%%

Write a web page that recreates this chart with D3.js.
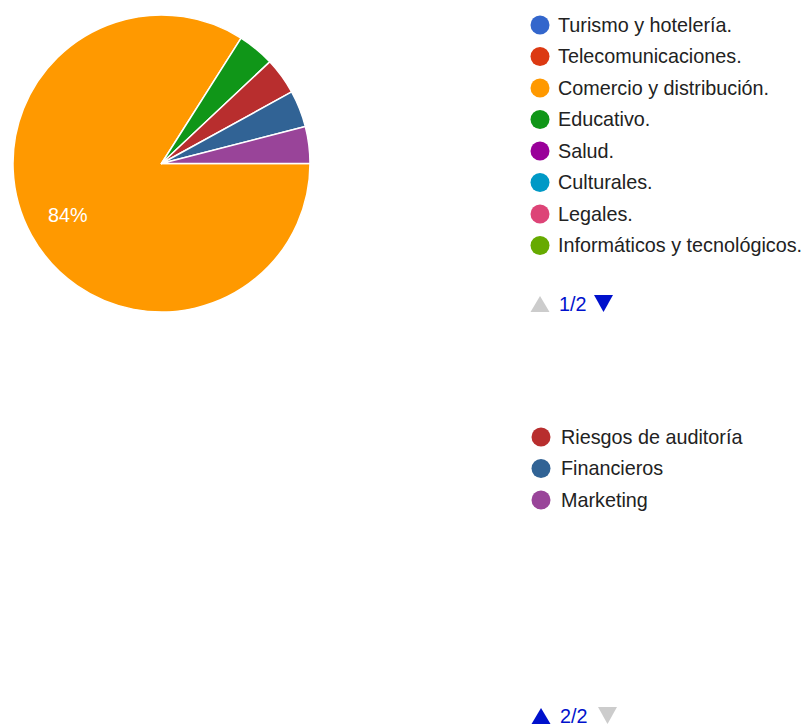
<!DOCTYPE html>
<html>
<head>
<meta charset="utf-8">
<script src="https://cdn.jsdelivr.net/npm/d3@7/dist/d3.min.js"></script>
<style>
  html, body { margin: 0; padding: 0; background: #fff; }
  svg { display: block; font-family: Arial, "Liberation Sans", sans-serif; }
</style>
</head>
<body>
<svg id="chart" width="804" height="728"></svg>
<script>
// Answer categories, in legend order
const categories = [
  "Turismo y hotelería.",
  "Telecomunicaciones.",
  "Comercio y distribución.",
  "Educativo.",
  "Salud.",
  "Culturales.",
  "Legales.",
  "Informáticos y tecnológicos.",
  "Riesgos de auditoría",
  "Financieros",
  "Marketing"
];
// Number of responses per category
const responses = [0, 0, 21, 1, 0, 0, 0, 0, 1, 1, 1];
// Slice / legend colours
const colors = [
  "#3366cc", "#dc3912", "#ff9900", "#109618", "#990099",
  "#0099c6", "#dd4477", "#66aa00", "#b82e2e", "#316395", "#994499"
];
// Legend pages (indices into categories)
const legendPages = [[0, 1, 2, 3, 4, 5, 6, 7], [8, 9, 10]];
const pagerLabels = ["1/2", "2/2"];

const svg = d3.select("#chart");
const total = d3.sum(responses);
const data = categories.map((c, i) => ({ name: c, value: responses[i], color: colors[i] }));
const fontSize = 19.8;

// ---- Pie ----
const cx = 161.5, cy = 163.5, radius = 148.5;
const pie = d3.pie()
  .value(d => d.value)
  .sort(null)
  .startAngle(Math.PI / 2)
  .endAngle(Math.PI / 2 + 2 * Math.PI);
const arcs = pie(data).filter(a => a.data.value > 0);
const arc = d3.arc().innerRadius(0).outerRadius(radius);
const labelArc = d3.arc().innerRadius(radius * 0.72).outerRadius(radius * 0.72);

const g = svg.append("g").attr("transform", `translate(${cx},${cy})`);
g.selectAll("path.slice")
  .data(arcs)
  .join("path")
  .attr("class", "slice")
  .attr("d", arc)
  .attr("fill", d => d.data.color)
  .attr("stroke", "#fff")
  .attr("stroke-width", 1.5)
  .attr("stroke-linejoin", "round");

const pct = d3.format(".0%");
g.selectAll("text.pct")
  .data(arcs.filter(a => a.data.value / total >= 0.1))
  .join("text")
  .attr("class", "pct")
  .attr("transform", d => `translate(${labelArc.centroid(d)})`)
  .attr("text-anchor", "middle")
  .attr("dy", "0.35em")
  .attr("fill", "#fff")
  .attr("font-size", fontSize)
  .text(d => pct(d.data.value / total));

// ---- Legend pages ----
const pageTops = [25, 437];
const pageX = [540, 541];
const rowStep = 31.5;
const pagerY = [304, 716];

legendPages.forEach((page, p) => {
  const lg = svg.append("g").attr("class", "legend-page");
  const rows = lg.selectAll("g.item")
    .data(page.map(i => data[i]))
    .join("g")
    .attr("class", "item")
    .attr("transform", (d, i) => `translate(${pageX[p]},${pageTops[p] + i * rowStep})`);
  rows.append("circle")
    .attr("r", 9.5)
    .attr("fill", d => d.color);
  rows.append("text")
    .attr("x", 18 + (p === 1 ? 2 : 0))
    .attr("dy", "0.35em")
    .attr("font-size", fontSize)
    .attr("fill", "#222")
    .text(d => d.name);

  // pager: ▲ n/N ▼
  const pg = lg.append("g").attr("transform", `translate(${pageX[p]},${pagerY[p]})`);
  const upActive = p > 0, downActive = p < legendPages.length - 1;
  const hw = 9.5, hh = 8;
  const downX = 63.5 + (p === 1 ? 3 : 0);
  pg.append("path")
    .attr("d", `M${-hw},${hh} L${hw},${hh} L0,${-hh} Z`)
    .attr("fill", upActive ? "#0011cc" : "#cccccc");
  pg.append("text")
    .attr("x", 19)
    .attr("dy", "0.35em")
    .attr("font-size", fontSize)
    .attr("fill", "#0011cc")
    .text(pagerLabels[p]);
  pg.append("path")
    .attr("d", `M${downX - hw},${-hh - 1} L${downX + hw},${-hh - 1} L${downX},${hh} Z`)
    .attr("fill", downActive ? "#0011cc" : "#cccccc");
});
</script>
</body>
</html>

%%

Transcribe the full listing above exactly, with the images removed.

Write a web page that recreates this chart with D3.js.
<!DOCTYPE html>
<html>
<head>
<meta charset="utf-8">
<script src="https://cdn.jsdelivr.net/npm/d3@7/dist/d3.min.js"></script>
<style>
  html, body { margin: 0; padding: 0; background: #fff; }
  svg { display: block; font-family: Arial, "Liberation Sans", sans-serif; }
</style>
</head>
<body>
<svg id="chart" width="804" height="728"></svg>
<script>
// Answer categories, in legend order
const categories = [
  "Turismo y hotelería.",
  "Telecomunicaciones.",
  "Comercio y distribución.",
  "Educativo.",
  "Salud.",
  "Culturales.",
  "Legales.",
  "Informáticos y tecnológicos.",
  "Riesgos de auditoría",
  "Financieros",
  "Marketing"
];
// Number of responses per category
const responses = [0, 0, 21, 1, 0, 0, 0, 0, 1, 1, 1];
// Slice / legend colours
const colors = [
  "#3366cc", "#dc3912", "#ff9900", "#109618", "#990099",
  "#0099c6", "#dd4477", "#66aa00", "#b82e2e", "#316395", "#994499"
];
// Legend pages (indices into categories)
const legendPages = [[0, 1, 2, 3, 4, 5, 6, 7], [8, 9, 10]];
const pagerLabels = ["1/2", "2/2"];

const svg = d3.select("#chart");
const total = d3.sum(responses);
const data = categories.map((c, i) => ({ name: c, value: responses[i], color: colors[i] }));
const fontSize = 19.8;

// ---- Pie ----
const cx = 161.5, cy = 163.5, radius = 148.5;
const pie = d3.pie()
  .value(d => d.value)
  .sort(null)
  .startAngle(Math.PI / 2)
  .endAngle(Math.PI / 2 + 2 * Math.PI);
const arcs = pie(data).filter(a => a.data.value > 0);
const arc = d3.arc().innerRadius(0).outerRadius(radius);
const labelArc = d3.arc().innerRadius(radius * 0.72).outerRadius(radius * 0.72);

const g = svg.append("g").attr("transform", `translate(${cx},${cy})`);
g.selectAll("path.slice")
  .data(arcs)
  .join("path")
  .attr("class", "slice")
  .attr("d", arc)
  .attr("fill", d => d.data.color)
  .attr("stroke", "#fff")
  .attr("stroke-width", 1.5)
  .attr("stroke-linejoin", "round");

const pct = d3.format(".0%");
g.selectAll("text.pct")
  .data(arcs.filter(a => a.data.value / total >= 0.1))
  .join("text")
  .attr("class", "pct")
  .attr("transform", d => `translate(${labelArc.centroid(d)})`)
  .attr("text-anchor", "middle")
  .attr("dy", "0.35em")
  .attr("fill", "#fff")
  .attr("font-size", fontSize)
  .text(d => pct(d.data.value / total));

// ---- Legend pages ----
const pageTops = [25, 437];
const pageX = [540, 541];
const rowStep = 31.5;
const pagerY = [304, 716];

legendPages.forEach((page, p) => {
  const lg = svg.append("g").attr("class", "legend-page");
  const rows = lg.selectAll("g.item")
    .data(page.map(i => data[i]))
    .join("g")
    .attr("class", "item")
    .attr("transform", (d, i) => `translate(${pageX[p]},${pageTops[p] + i * rowStep})`);
  rows.append("circle")
    .attr("r", 9.5)
    .attr("fill", d => d.color);
  rows.append("text")
    .attr("x", 18 + (p === 1 ? 2 : 0))
    .attr("dy", "0.35em")
    .attr("font-size", fontSize)
    .attr("fill", "#222")
    .text(d => d.name);

  // pager: ▲ n/N ▼
  const pg = lg.append("g").attr("transform", `translate(${pageX[p]},${pagerY[p]})`);
  const upActive = p > 0, downActive = p < legendPages.length - 1;
  const hw = 9.5, hh = 8;
  const downX = 63.5 + (p === 1 ? 3 : 0);
  pg.append("path")
    .attr("d", `M${-hw},${hh} L${hw},${hh} L0,${-hh} Z`)
    .attr("fill", upActive ? "#0011cc" : "#cccccc");
  pg.append("text")
    .attr("x", 19)
    .attr("dy", "0.35em")
    .attr("font-size", fontSize)
    .attr("fill", "#0011cc")
    .text(pagerLabels[p]);
  pg.append("path")
    .attr("d", `M${downX - hw},${-hh - 1} L${downX + hw},${-hh - 1} L${downX},${hh} Z`)
    .attr("fill", downActive ? "#0011cc" : "#cccccc");
});
</script>
</body>
</html>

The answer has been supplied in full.